» TASK TO CARRY OUT
Give the data again exactly, from its opening line through the line in which "import * as" appears.
start INFORMATION PROVIDED
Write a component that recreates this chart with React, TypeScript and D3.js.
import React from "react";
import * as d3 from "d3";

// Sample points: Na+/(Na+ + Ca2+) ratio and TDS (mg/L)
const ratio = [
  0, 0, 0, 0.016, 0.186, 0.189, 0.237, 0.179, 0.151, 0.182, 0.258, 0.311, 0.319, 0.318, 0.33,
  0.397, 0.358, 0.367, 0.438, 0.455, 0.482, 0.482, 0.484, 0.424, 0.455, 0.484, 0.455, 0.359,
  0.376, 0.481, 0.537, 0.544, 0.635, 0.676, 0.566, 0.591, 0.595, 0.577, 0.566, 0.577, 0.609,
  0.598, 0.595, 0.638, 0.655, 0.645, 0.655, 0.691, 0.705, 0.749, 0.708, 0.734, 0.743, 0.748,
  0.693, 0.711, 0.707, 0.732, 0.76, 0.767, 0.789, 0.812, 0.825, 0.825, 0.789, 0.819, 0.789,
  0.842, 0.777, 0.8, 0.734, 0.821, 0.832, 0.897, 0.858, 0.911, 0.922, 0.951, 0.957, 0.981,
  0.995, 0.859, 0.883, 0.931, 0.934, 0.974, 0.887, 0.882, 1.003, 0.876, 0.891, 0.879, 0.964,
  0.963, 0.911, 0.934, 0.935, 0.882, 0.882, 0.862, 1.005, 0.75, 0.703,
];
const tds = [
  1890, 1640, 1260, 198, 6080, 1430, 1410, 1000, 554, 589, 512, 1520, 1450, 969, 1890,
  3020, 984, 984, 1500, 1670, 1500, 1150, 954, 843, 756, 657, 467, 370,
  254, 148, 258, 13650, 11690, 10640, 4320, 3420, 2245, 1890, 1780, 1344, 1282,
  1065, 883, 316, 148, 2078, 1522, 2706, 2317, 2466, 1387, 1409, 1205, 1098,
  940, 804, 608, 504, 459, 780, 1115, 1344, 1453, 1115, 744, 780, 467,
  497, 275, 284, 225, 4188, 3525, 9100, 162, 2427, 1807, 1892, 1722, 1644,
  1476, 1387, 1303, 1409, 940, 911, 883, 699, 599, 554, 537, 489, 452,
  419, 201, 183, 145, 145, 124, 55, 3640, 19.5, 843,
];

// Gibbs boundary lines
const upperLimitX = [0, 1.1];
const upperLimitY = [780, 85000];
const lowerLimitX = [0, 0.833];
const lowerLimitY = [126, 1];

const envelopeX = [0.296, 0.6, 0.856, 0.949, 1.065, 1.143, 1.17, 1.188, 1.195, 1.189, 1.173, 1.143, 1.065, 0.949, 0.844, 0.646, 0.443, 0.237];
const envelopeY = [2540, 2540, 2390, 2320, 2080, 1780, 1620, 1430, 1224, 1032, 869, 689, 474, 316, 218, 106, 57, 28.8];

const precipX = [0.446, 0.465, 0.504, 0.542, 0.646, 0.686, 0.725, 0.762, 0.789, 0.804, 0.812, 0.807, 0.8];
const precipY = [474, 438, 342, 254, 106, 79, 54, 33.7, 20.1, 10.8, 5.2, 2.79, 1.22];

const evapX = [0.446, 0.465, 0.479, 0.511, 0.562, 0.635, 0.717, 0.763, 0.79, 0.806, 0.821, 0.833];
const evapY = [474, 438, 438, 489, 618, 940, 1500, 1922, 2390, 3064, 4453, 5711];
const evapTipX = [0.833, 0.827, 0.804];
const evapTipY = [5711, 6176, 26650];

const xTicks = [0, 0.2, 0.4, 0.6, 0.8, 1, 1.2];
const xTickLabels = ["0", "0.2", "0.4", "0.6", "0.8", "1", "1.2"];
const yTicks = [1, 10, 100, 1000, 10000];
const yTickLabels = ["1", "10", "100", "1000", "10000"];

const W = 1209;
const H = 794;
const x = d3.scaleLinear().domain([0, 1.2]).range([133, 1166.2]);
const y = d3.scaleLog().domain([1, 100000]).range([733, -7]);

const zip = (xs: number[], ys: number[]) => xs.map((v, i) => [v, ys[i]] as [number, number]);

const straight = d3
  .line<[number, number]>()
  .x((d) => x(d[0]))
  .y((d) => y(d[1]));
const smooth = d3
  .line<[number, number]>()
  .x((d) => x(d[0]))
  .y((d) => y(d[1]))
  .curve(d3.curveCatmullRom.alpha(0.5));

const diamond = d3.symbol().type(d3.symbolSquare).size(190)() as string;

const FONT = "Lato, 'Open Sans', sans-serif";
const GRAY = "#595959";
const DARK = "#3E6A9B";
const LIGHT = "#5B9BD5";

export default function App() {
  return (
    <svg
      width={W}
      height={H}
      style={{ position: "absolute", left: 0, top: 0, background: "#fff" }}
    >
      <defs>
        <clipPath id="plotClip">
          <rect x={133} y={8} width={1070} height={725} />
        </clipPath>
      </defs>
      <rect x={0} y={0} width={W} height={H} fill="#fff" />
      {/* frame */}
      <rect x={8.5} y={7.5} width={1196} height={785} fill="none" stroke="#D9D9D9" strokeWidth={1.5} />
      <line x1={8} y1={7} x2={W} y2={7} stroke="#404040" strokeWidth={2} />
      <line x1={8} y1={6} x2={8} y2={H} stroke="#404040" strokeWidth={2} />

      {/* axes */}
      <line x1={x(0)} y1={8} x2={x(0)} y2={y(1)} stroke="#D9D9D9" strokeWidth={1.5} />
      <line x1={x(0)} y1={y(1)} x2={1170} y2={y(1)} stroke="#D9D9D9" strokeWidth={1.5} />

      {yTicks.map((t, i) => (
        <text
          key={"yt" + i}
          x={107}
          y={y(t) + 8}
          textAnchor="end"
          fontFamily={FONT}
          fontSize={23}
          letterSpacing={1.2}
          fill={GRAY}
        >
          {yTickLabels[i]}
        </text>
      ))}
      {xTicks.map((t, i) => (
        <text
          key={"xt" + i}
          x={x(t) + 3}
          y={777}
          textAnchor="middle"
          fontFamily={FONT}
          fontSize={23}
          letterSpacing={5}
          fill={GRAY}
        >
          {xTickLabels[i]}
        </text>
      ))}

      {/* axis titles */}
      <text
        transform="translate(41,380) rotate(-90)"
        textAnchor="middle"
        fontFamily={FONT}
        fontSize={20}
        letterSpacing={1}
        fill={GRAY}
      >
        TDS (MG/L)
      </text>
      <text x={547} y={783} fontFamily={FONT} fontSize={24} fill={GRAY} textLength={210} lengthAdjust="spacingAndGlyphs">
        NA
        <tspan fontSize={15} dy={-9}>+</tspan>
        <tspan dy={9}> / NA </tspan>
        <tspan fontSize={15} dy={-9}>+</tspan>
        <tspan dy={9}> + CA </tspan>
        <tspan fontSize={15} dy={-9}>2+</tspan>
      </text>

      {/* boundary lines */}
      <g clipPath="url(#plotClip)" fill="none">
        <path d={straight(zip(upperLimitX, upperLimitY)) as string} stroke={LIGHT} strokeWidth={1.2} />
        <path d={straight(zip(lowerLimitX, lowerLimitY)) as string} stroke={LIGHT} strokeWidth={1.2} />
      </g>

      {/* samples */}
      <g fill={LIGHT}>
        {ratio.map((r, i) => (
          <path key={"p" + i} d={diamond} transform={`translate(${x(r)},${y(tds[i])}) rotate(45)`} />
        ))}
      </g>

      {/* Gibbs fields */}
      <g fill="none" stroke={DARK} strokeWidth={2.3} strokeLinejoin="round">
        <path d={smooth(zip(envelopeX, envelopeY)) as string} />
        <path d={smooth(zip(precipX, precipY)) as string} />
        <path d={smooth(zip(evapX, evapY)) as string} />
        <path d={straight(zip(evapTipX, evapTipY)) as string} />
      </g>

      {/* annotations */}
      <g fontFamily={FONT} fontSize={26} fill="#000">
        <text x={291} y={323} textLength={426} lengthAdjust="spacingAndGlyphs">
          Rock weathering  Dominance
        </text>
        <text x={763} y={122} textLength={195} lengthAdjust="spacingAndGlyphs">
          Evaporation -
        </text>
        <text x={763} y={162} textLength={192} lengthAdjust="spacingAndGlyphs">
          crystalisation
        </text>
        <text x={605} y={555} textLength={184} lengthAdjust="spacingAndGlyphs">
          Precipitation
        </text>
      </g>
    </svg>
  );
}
end INFORMATION PROVIDED
» RESULT OF THIS TASK
Write a component that recreates this chart with React, TypeScript and D3.js.
import React from "react";
import * as d3 from "d3";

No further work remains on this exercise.